Merry Christmas to you all. And I truly mean that. I hope you have managed to have a great time, and that you have managed to stay healthy, despite Covids best efforts and those of the other seasonal diseases that tend to crop up at this time of the year.
Over past years Gerry and / or I have managed to contract one of the various bugs doing the rounds during the Christmas period. Being sick really does take the edge off things especially when it means not seeing the grandkids opening their presents.
However, an unexpected benefit of the precautions taken, during the Covid pandemic ,seemed to be a reduction in the number of these seasonal infections. Sadly, now that many of the precautions have been relaxed there are many bugs doing the rounds. And, of course, Gerry has gone down with the dreaded lurgy, yet again. I say yet again, as this must be the third bug she has contracted this year.
Usually we are scanning around for the culprit, hunting down patient zero, searching for the one that passed on their germs. However, this year there are several candidates.
On the Friday before Christmas we were visited by a friend who said her husband was suffering with something. On the Saturday, Christmas Eve and our 45th Wedding Anniversary, we were visited by our daughter Angie and her husband Jon. He was suffering with a sore throat, croaking well.
That brings us to Christmas Day itself. Our granddaughter Keeley was hosting us this year, and of course nobody wanted to call it off, but, Keeley and her eldest, were both suffering with their own lurgy variant. And we didn’t see her youngest as he was in bed all day doing battle with his own lurgy. Although we had a good time and the food was yummy, the day was a little subdued. The edge had definitely been taken off.
Obviously, the odds were not in our favour and Gerry started with a tickly, then sore, throat late on Monday, Boxing Day. And there we have it, multiple folks at which to point the finger of blame.
Our concern is, as always, that anytime Gerry contracts one of these coughy cold/flu things, it invariably travels down onto her chest and evolves into a chest infection. Earlier this year she had two such episodes resulting in three prescriptions of antibiotics.
This morning, wanting to get a jump on things, I started the marathon task of trying to get an appointment to see / speak to a doctor. To stand a chance of getting an appointment, you have to start calling Crookhorn Surgery at 08:00. I started calling on the dot, with the following results ……
75 Calls = Number of attempted calls when the line was engaged.

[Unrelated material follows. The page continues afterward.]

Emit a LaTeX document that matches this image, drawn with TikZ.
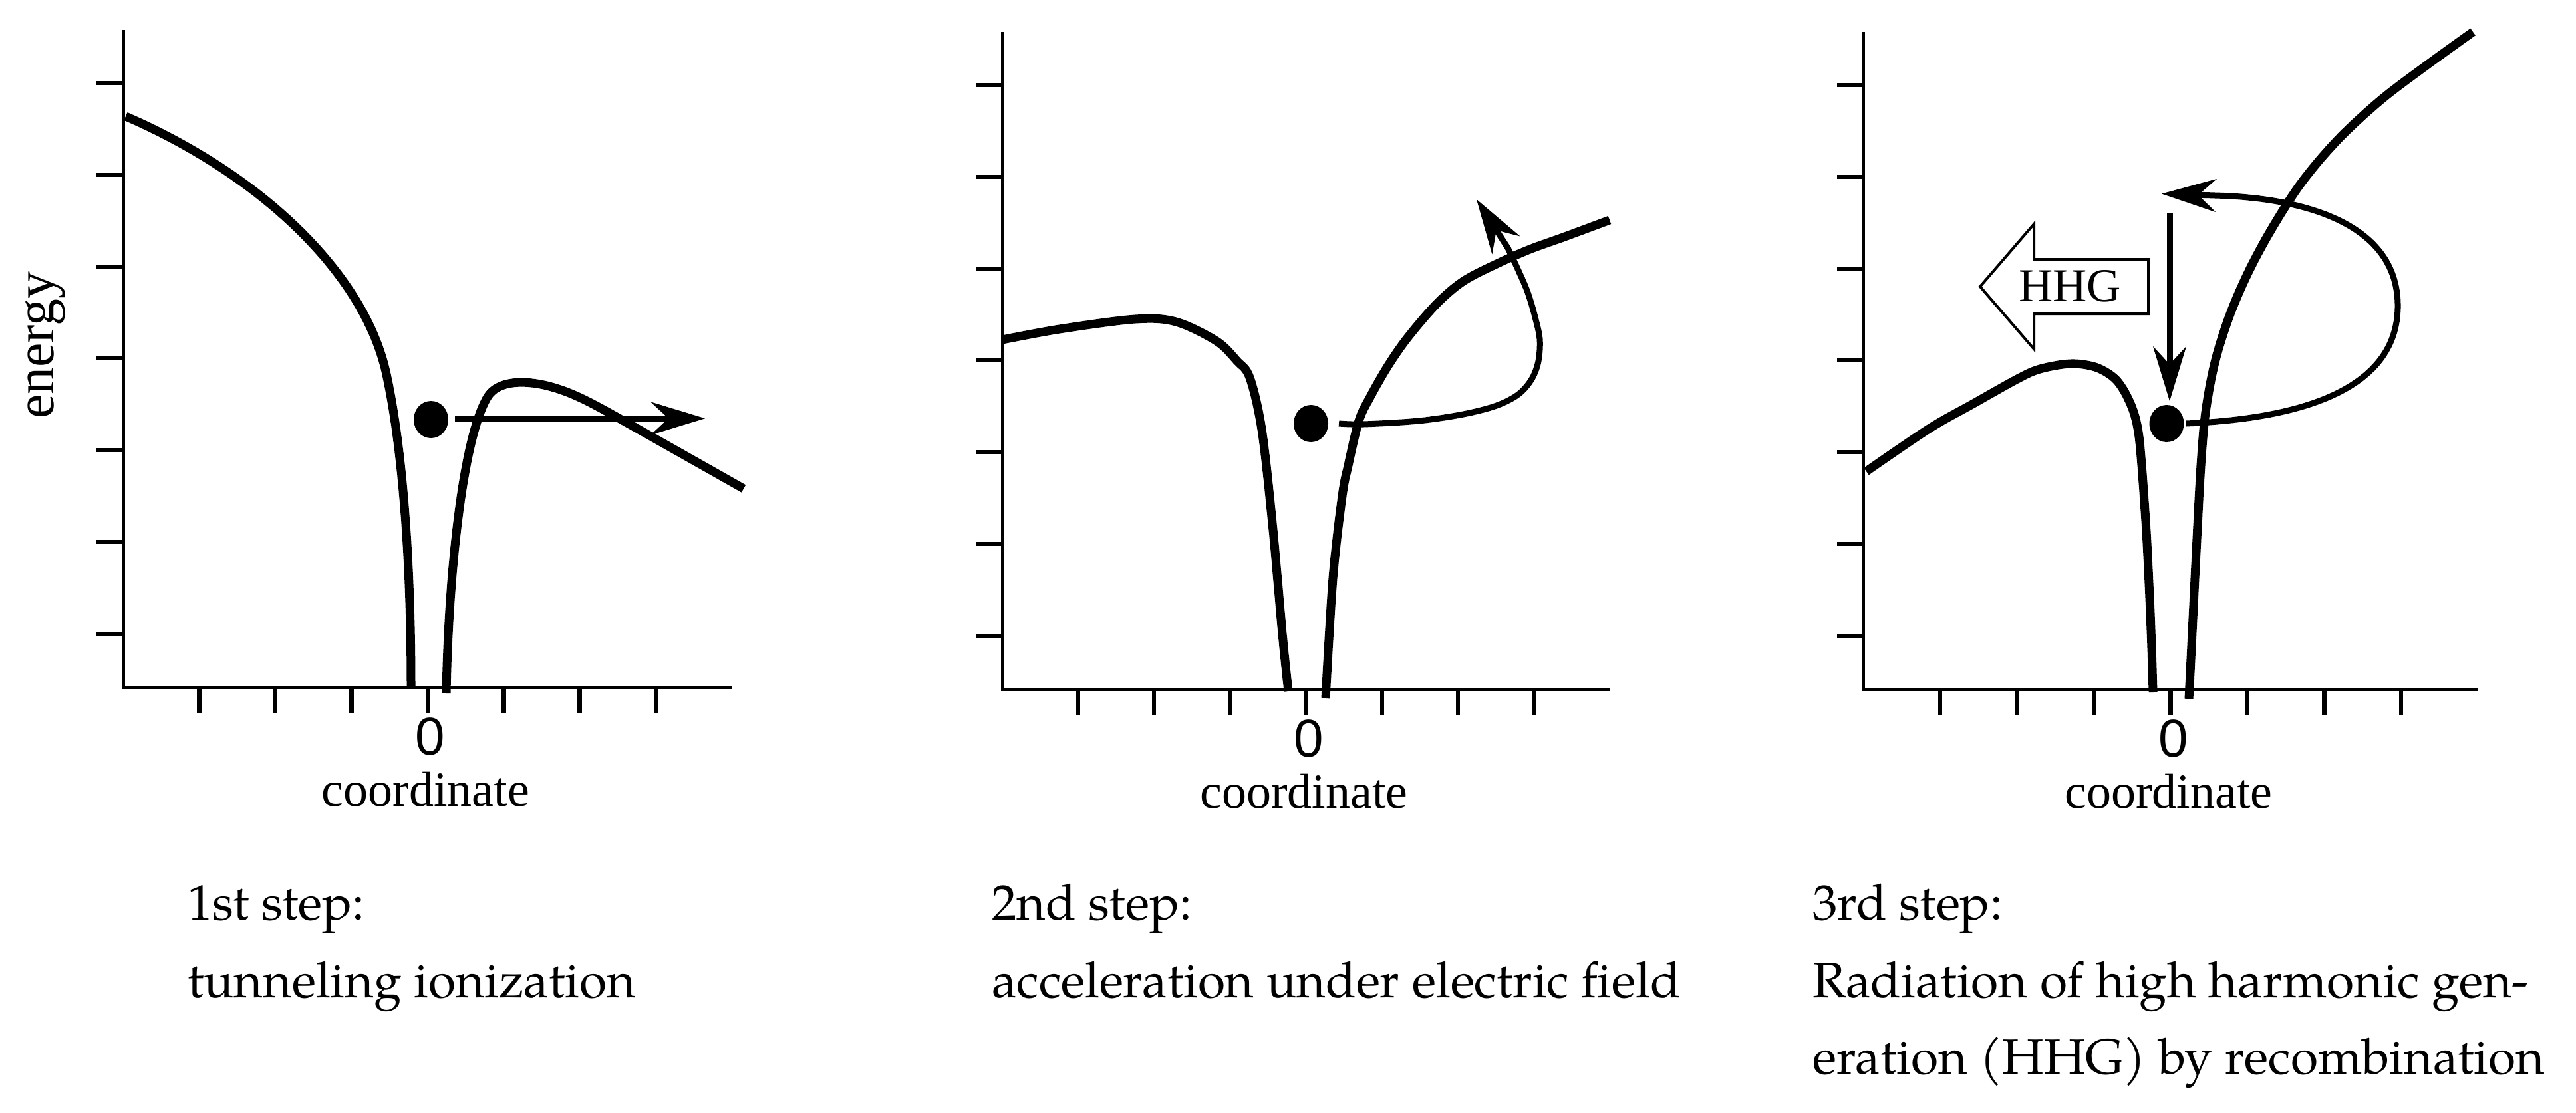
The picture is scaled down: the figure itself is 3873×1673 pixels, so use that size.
\documentclass[tikz,border=0pt]{standalone}
\usepackage{fontspec}
\setmainfont{Liberation Serif}
\newfontfamily\capfont{texgyrepagella-regular.otf}
\newfontfamily\zerofont{Liberation Sans}
\usetikzlibrary{arrows.meta,shapes.geometric}

\tikzset{
  axisline/.style={line width=4.5pt, line join=miter},
  tickmark/.style={line width=6.5pt},
  potential/.style={line width=13pt, line join=round},
  trajline/.style={line width=9pt, line join=round,
    -{Stealth[length=82pt,width=50pt,inset=27pt,line width=1pt]}},
  electron/.style={ellipse, fill=black, draw=none, inner sep=0pt,
    minimum width=52pt, minimum height=56pt},
  caption/.style={anchor=base west, inner sep=0pt,
    font=\capfont\fontsize{75}{90}\selectfont},
  axlabel/.style={anchor=base, inner sep=0pt, font=\fontsize{74}{88}\selectfont},
  zerolabel/.style={anchor=base, inner sep=0pt, font=\zerofont\fontsize{80}{96}\selectfont},
  hhgarrow/.style={draw, line width=4pt, fill=white, line join=miter},
  hhglabel/.style={anchor=base, inner sep=0pt, font=\fontsize{71}{85}\selectfont},
}

% #1 = origin x, #2 = origin y, #3 = tick spacing, #4 = name suffix
\newcommand{\panelaxes}[4]{%
  \draw[axisline] ({#1},{#2-989}) -- ({#1},{#2}) -- ({#1+8*#3},{#2});
  \foreach \k in {1,...,7} \draw[tickmark] ({#1+\k*#3},{#2}) -- ++(0,39);
  \foreach \k in {0,...,6} \draw[tickmark] ({#1},{#2-81-138*\k}) -- ++(-40,0);
  \node[zerolabel] (zero#4) at ({#1+4*#3+4},{#2+101}) {0};
  \node[axlabel] (coord#4) at ({#1+4*#3-3},{#2+178}) {coordinate};
}

\begin{document}
\begin{tikzpicture}[x=1pt, y=-1pt]
\useasboundingbox[fill=white] (0,0) rectangle (3873,1673);

% ---------------- panel 1 ----------------
\panelaxes{185.3}{1034}{114.4}{1}
\node[anchor=base, inner sep=0pt, rotate=90, font=\fontsize{82}{98}\selectfont]
  (energy) at (80,519) {energy};
\draw[potential] (189,175) .. controls (390,262) and (548,410) .. (581,563)
  .. controls (606,678) and (618,850) .. (618,1033);
\draw[potential] (671,1043) .. controls (674,870) and (695,660) .. (733,597)
  .. controls (748,572) and (790,570) .. (833,583)
  .. controls (870,594) and (900,612) .. (950,640) -- (1118,735);
\node[electron] (e1) at (648,631) {};
\draw[trajline] (684,629.3) -- (1060,629.3);

% ---------------- panel 2 ----------------
\panelaxes{1506.8}{1037}{114.2}{2}
\draw[potential] plot[smooth, tension=0.55] coordinates {
  (1507,511) (1593,495) (1707,480) (1768,484) (1829,513) (1860,543)
  (1879,568) (1897,646) (1913,787) (1928,953) (1937,1040)};
\draw[potential] plot[smooth, tension=0.55] coordinates {
  (1993,1050) (2004,870) (2018,746) (2027,700) (2043,633) (2060,597)
  (2087,550) (2117,507) (2160,457) (2200,423) (2250,397) (2300,375)
  (2350,357) (2420,331)};
\node[electron] (e2) at (1971,637) {};
\draw[trajline] plot[smooth, tension=0.55] coordinates {
  (2013,637) (2050,638) (2133,633) (2200,623) (2250,610) (2283,593)
  (2303,570) (2313,543) (2315,510) (2308,477) (2297,440) (2283,407)
  (2267,373)} -- (2220,300);

% ---------------- panel 3 ----------------
\panelaxes{2801.5}{1037}{115.5}{3}
\draw[potential] plot[smooth, tension=0.55] coordinates {
  (2806,709) (2900,645) (2967,607) (3033,570) (3067,555) (3113,547)
  (3150,552) (3177,567) (3193,587) (3207,617) (3215,650) (3220,700)
  (3227,800) (3232,900) (3235,975) (3237,1041)};
\draw[potential] plot[smooth, tension=0.55] coordinates {
  (3291,1051) (3297,930) (3303,810) (3309,700) (3316,620) (3330,545)
  (3352,475) (3380,410) (3415,345) (3460,275) (3515,210) (3580,150)
  (3650,97) (3718,48)};
\node[electron] (e3) at (3257.5,637) {};
\draw[trajline] (3287,637) .. controls (3450,630) and (3605,590) .. (3605,460)
  .. controls (3605,330) and (3450,297) .. (3330,294) -- (3250,291.5);
\draw[trajline] (3262,321) -- (3262,603);
\draw[hhgarrow] (2977,431) -- (3058,337) -- (3058,390) -- (3230,390)
  -- (3230,472) -- (3058,472) -- (3058,525) -- cycle;
\node[hhglabel] (hhg) at (3112,453) {HHG};

% ---------------- captions ----------------
\node[caption] (c1a) at (282,1383) {1st step:};
\node[caption] (c1b) at (282,1500) {tunneling ionization};
\node[caption] (c2a) at (1491,1383) {2nd step:};
\node[caption] (c2b) at (1491,1500) {acceleration under electric field};
\node[caption] (c3a) at (2725,1383) {3rd step:};
\node[caption] (c3b) at (2725,1500) {Radiation of high harmonic gen-};
\node[caption] (c3c) at (2725,1615) {eration (HHG) by recombination};
\end{tikzpicture}
\end{document}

This is only possible when using a modern phone, hitting redial immediately the system drops the call. I can’t imagine what folks do that are still reliant on landline phones and those that aren’t au fait with modern technology.

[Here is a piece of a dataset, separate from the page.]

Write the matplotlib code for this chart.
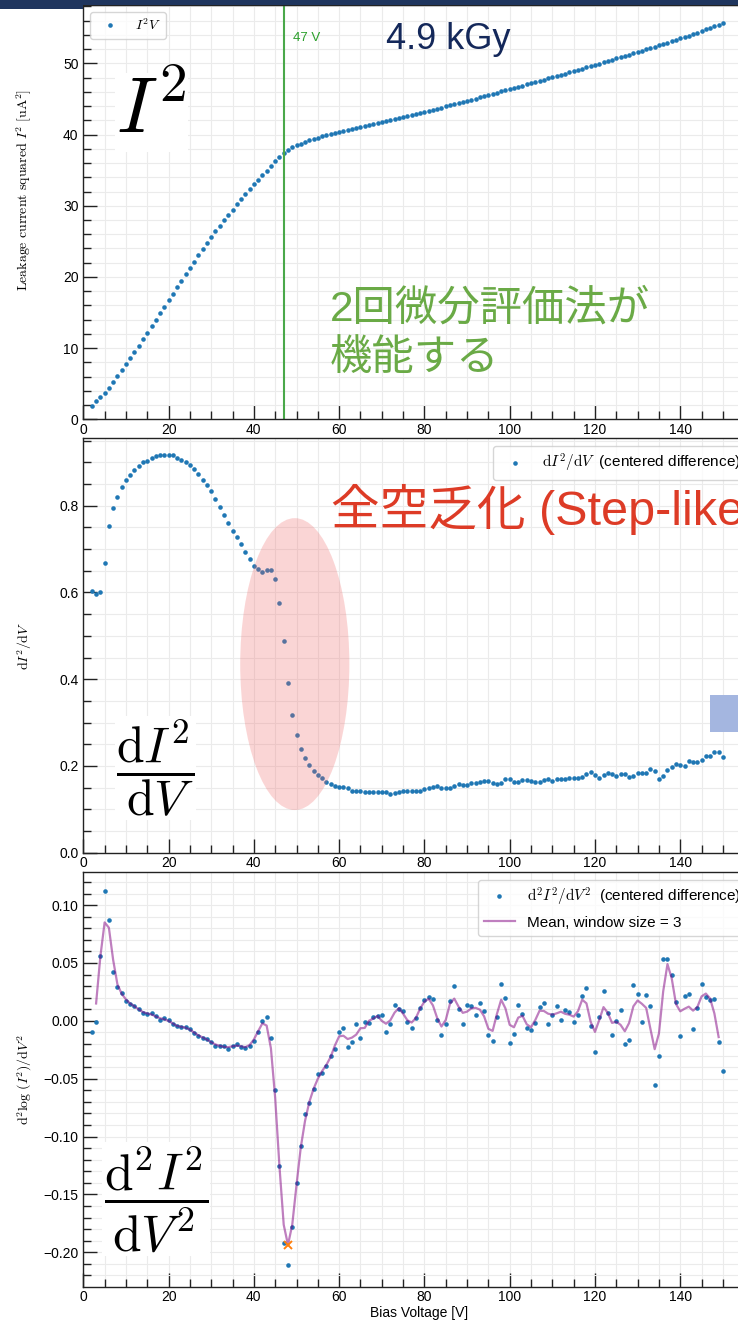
import numpy as np
import pandas as pd
import matplotlib
matplotlib.use("Agg")
import matplotlib.pyplot as plt
from matplotlib.patches import Ellipse, Rectangle
from matplotlib.ticker import MultipleLocator

plt.rcParams.update({
    "font.family": ["Liberation Sans", "Noto Sans CJK JP", "DejaVu Sans"],
    "mathtext.fontset": "cm",
    "axes.linewidth": 1.0,
    "axes.edgecolor": "#222222",
    "axes.unicode_minus": True,
})

# ---------------- data ----------------
voltage = np.arange(2, 151)  # bias voltage [V], 1 V steps

i2 = [
    1.91, 2.51, 3.11, 3.74, 4.45, 5.22, 6.03, 6.86, 7.71,
    8.58, 9.46, 10.35, 11.25, 12.15, 13.06, 13.97, 14.89, 15.81, 16.73,
    17.65, 18.56, 19.47, 20.37, 21.26, 22.15, 23.03, 23.90, 24.75, 25.59,
    26.41, 27.20, 27.97, 28.73, 29.47, 30.20, 30.92, 31.62, 32.31, 32.99,
    33.65, 34.30, 34.95, 35.60, 36.24, 36.85, 37.40, 37.86, 38.19, 38.49,
    38.74, 38.96, 39.17, 39.37, 39.56, 39.74, 39.91, 40.07, 40.23, 40.38,
    40.53, 40.68, 40.82, 40.96, 41.10, 41.24,
    41.38, 41.52, 41.66, 41.80, 41.94, 42.08, 42.22, 42.36, 42.50, 42.64,
    42.78, 42.92, 43.06, 43.20,
    43.35, 43.50, 43.65, 43.80, 43.95, 44.10, 44.26, 44.42, 44.58, 44.74,
    44.90, 45.06, 45.22, 45.39, 45.56, 45.72, 45.88, 46.05, 46.22, 46.39,
    46.55, 46.71, 46.88, 47.05, 47.21, 47.37, 47.54, 47.71, 47.88, 48.05,
    48.22, 48.39, 48.56, 48.73, 48.90, 49.07, 49.25, 49.43, 49.61, 49.79,
    49.97, 50.15, 50.33, 50.51, 50.69, 50.87, 51.05, 51.23, 51.41, 51.59,
    51.77, 51.96, 52.15, 52.34, 52.52, 52.71, 52.90, 53.10, 53.30, 53.50,
    53.70, 53.91, 54.12, 54.33, 54.54, 54.76, 54.98, 55.21, 55.44, 55.66,
]

di2_dv = [
    0.604, 0.597, 0.602, 0.669, 0.754, 0.795, 0.820, 0.843, 0.859,
    0.872, 0.8835, 0.892, 0.900, 0.904, 0.910, 0.914, 0.916, 0.916, 0.918,
    0.916, 0.911, 0.905, 0.900, 0.894, 0.885, 0.874, 0.860, 0.8475, 0.833,
    0.815, 0.797, 0.779, 0.761, 0.741, 0.727, 0.711, 0.693, 0.677, 0.662,
    0.653, 0.648, 0.652, 0.652, 0.631, 0.576, 0.488, 0.391, 0.318, 0.2715,
    0.239, 0.219, 0.203, 0.189, 0.179, 0.1715, 0.164, 0.158, 0.154, 0.152,
    0.1515, 0.149, 0.143, 0.143, 0.142, 0.139,
    0.1393, 0.1393, 0.1393, 0.1393, 0.1393, 0.1354, 0.1385, 0.1400, 0.1416,
    0.1431, 0.1416, 0.1416, 0.1423, 0.1462,
    0.1493, 0.1516, 0.1539, 0.1500, 0.1485, 0.1493, 0.1539, 0.1585, 0.1562,
    0.1562, 0.1608, 0.1616, 0.1623, 0.1662, 0.1654, 0.1608, 0.1585, 0.1616,
    0.1700, 0.1693, 0.1623, 0.1639, 0.1670, 0.1670, 0.1647, 0.1631, 0.1639,
    0.1670, 0.1693, 0.1662, 0.1708, 0.1708, 0.1700, 0.1731, 0.1731, 0.1723,
    0.1739, 0.1808, 0.1854, 0.1793, 0.1731, 0.1785, 0.1831, 0.1816, 0.1777,
    0.1808, 0.1808, 0.1739, 0.1762, 0.1847, 0.1839, 0.1839, 0.1923, 0.1885,
    0.1700, 0.1770, 0.1908, 0.1977, 0.2054, 0.2023, 0.2000, 0.2123, 0.2100,
    0.2085, 0.2146, 0.2223, 0.2223, 0.2316, 0.2316, 0.2208,
]

d2i2_dv2 = [
    -0.0094, -0.0014, 0.0557, 0.1124, 0.0870, 0.0420, 0.0289, 0.0238, 0.0172,
    0.0146, 0.0129, 0.0100, 0.0066, 0.0060, 0.0066, 0.0038, 0.0009, 0.0020, 0.0009,
    -0.0031, -0.0048, -0.0054, -0.0054, -0.0071, -0.0105, -0.0128, -0.0145, -0.0157, -0.0185,
    -0.0214, -0.0214, -0.0220, -0.0243, -0.0220, -0.0197, -0.0226, -0.0237, -0.0220, -0.0171,
    -0.0094, -0.0005, 0.0032, -0.0151, -0.0594, -0.1257, -0.1918, -0.2112, -0.1780, -0.1398,
    -0.1081, -0.0806, -0.0709, -0.0592, -0.0463, -0.0449, -0.0391, -0.0305, -0.0243, -0.0094,
    -0.0065, -0.0228, -0.0180, -0.0028, -0.0151, -0.0014,
    -0.0020, 0.0035, 0.0043, 0.0049, -0.0094, -0.0031, 0.0137, 0.0106, 0.0086,
    -0.0008, -0.0063, 0.0026, 0.0112, 0.0180,
    0.0206, 0.0186, 0.0006, -0.0123, -0.0031, 0.0175, 0.0300, 0.0100, -0.0031,
    0.0137, 0.0132, 0.0052, 0.0152, 0.0086, -0.0123, -0.0171, 0.0032, 0.0315,
    0.0200, -0.0194, -0.0111, 0.0137, 0.0057, -0.0065, -0.0083, -0.0020, 0.0123,
    0.0158, -0.0025, 0.0052, 0.0132, 0.0009, 0.0095, 0.0077, -0.0014, 0.0046,
    0.0215, 0.0286, -0.0048, -0.0269, 0.0029, 0.0260, 0.0066, -0.0120, 0.0000,
    0.0095, -0.0200, -0.0166, 0.0309, 0.0232, -0.0014, 0.0223, 0.0126, -0.0557,
    -0.0305, 0.0535, 0.0535, 0.0400, 0.0163, -0.0129, 0.0212, 0.0229, -0.0074,
    0.0109, 0.0320, 0.0203, 0.0183, 0.0192, -0.0183, -0.0431,
]

depletion_voltage = 47
window = 3

# ---------------- layout ----------------
W, H = 738, 1325
fig = plt.figure(figsize=(W / 100, H / 100), dpi=100)

X_MAX = 157.4
PX_PER_V = 4.264
LEFT_PX = 83.3


def axes_box(top_px, bottom_px):
    return [LEFT_PX / W, 1 - bottom_px / H, X_MAX * PX_PER_V / W, (bottom_px - top_px) / H]


def fx(px):
    return px / W


def fy(py):
    return 1 - py / H


ax1 = fig.add_axes(axes_box(5.0, 419.3))
ax2 = fig.add_axes(axes_box(438.3, 852.7))
ax3 = fig.add_axes(axes_box(872.0, 1286.7))

grid_kw = dict(color="#ebebeb", linewidth=0.8)
for ax in (ax1, ax2, ax3):
    ax.set_xlim(0, X_MAX)
    ax.xaxis.set_major_locator(MultipleLocator(20))
    ax.xaxis.set_minor_locator(MultipleLocator(5))
    ax.tick_params(which="both", direction="in", top=False, right=False,
                   labelsize=10, width=1.0, color="#222222")
    ax.tick_params(which="major", length=10)
    ax.tick_params(which="minor", length=5.5)
    ax.tick_params(axis="x", pad=2.5)
    ax.grid(True, which="both", **grid_kw)
    ax.set_axisbelow(True)

blue = "#1f77b4"
mk = dict(marker="o", linestyle="none", markersize=3.3, markeredgewidth=0, color=blue)

# --- panel 1: I^2 vs V ---
ax1.plot(voltage, i2, label=r"$I^2V$", **mk)
ax1.axvline(depletion_voltage, color="#4aa84a", linewidth=1.5, zorder=2)
ax1.text(depletion_voltage + 2.2, 53.5, f"{depletion_voltage} V", color="#2ca02c",
         fontsize=9.5, va="center", ha="left")
ax1.set_ylim(0, 58.2)
ax1.yaxis.set_major_locator(MultipleLocator(10))
ax1.yaxis.set_minor_locator(MultipleLocator(2))
ax1.set_ylabel(r"$\mathrm{Leakage\ current\ squared}\ I^2\ [\mathrm{uA}^2]$", fontsize=10)
ax1.yaxis.set_label_coords(-0.073, 0.553)
ax1.legend(loc="upper left", fontsize=10, handletextpad=0.8, borderaxespad=0.5)

# --- panel 2: first derivative ---
ax2.plot(voltage, di2_dv, label=r"$\mathrm{d}I^2/\mathrm{d}V$  (centered difference)", **mk)
ax2.add_patch(Ellipse((49.6, 0.4349), 25.6, 0.673, facecolor=(0.94, 0.40, 0.40),
                      alpha=0.27, linewidth=0, zorder=4))
ax2.set_ylim(0, 0.9555)
ax2.yaxis.set_major_locator(MultipleLocator(0.2))
ax2.yaxis.set_minor_locator(MultipleLocator(0.05))
ax2.set_ylabel(r"$\mathrm{d}I^2/\mathrm{d}V$", fontsize=10)
ax2.yaxis.set_label_coords(-0.073, 0.5)
ax2.legend(loc="upper right", fontsize=11, borderaxespad=0.5)

# --- panel 3: second derivative with rolling mean ---
rolling = pd.Series(d2i2_dv2, index=voltage).rolling(window, center=True).mean()
ax3.plot(voltage, d2i2_dv2, label=r"$\mathrm{d}^2I^2/\mathrm{d}V^2$  (centered difference)", **mk)
ax3.plot(rolling.index, rolling.values, color="purple", alpha=0.5, linewidth=1.6,
         label=f"Mean, window size = {window}", zorder=3)
v_min = rolling.idxmin()
ax3.plot([v_min], [rolling[v_min]], marker="x", linestyle="none", color="#ff7f0e",
         markersize=5.5, markeredgewidth=1.4, zorder=4)
ax3.set_ylim(-0.2298, 0.1286)
ax3.yaxis.set_major_locator(MultipleLocator(0.05))
ax3.yaxis.set_minor_locator(MultipleLocator(0.01))
ax3.set_ylabel(r"$\mathrm{d}^2\log\,(I^2)/\mathrm{d}V^2$", fontsize=10)
ax3.yaxis.set_label_coords(-0.073, 0.5)
ax3.set_xlabel("Bias Voltage [V]", fontsize=10, labelpad=1)
ax3.legend(loc="upper right", fontsize=11, borderaxespad=0.5)

# ---------------- annotations ----------------
white_box = dict(facecolor="white", edgecolor="none", pad=1.0)
fig.text(fx(151.5), fy(112.5), r"$I^2$", fontsize=57, ha="center", va="center", bbox=white_box)
fig.text(fx(155.5), fy(768), r"$\dfrac{\mathrm{d}I^2}{\mathrm{d}V}$", fontsize=36,
         ha="center", va="center", bbox=white_box)
fig.text(fx(156), fy(1199), r"$\dfrac{\mathrm{d}^2I^2}{\mathrm{d}V^2}$", fontsize=37,
         ha="center", va="center", bbox=white_box)

fig.text(fx(386), fy(49), "4.9 kGy", fontsize=26, color="#14285a", ha="left", va="baseline")

green_note = "#6aaa46"
fig.text(fx(330), fy(310), "2回微分評価法が", fontsize=30.5, color=green_note,
         ha="left", va="center")
fig.text(fx(330), fy(359), "機能する", fontsize=30.5, color=green_note,
         ha="left", va="center")

fig.text(fx(331), fy(509), "全空乏化 (Step-like)", fontsize=35, color="#dd3b26",
         ha="left", va="center")

# slide decorations
fig.patches.append(Rectangle((fx(710), fy(731.7)), fx(40), 36.7 / H, transform=fig.transFigure,
                             facecolor="#a4b6e0", edgecolor="none", zorder=10))
fig.patches.append(Rectangle((0, fy(4.5)), 1, 4.5 / H, transform=fig.transFigure,
                             facecolor="#1f355e", edgecolor="none", zorder=10))
fig.patches.append(Rectangle((0, fy(9)), fx(83), 9 / H, transform=fig.transFigure,
                             facecolor="#1f355e", edgecolor="none", zorder=10))

fig.savefig("out.png", dpi=100)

7 Calls = Number of calls picked up by the automated system, where I had to listen, excitedly, to a message which informed me that they were busy and to call back later. At which point the call is cut leading to huge disappointment.
At 08:13, after some 82 redials, I managed to break through to join a queue where I was informed, regularly, that my wait time was one minute. After some time I actually spoke to a human. The net result, after just under 10 minutes, was that we had been triaged and informed that we would receive a call from a doctor by 13:00.
This is better than last time where we attempted to get through, and, after 40 minutes were informed that there were no more appointments that day and that we would have to call back the following morning.
The good news from this, is that we had received the call from the GP, who duly prescribed the antibiotics. At 10:21 I received a text from the pharmacy to say that the script was ready for collection. By 11:30 Gerry had taken her initial dose.
Obviously, this is an improvement over our previous experience. But it does not reflect well on the NHS. Covid regularly gets the blame for whatever ails the NHS. All I can say is that prior to 2019 we were able to get appointments fairly easily, that we actually got to see a doctor on almost every occasion. Since 2019, trying to phone for an appointment is a chore, which rarely results in a face to face appointment.
Today my wife was called by a doctor who prescribed antibiotics over the phone. He didn’t see my wife, didn’t take her temperature, didn’t listen to her chest / lungs. This is not the NHS service that we are used to. But it seems that we are going to have to accept this as the new norm.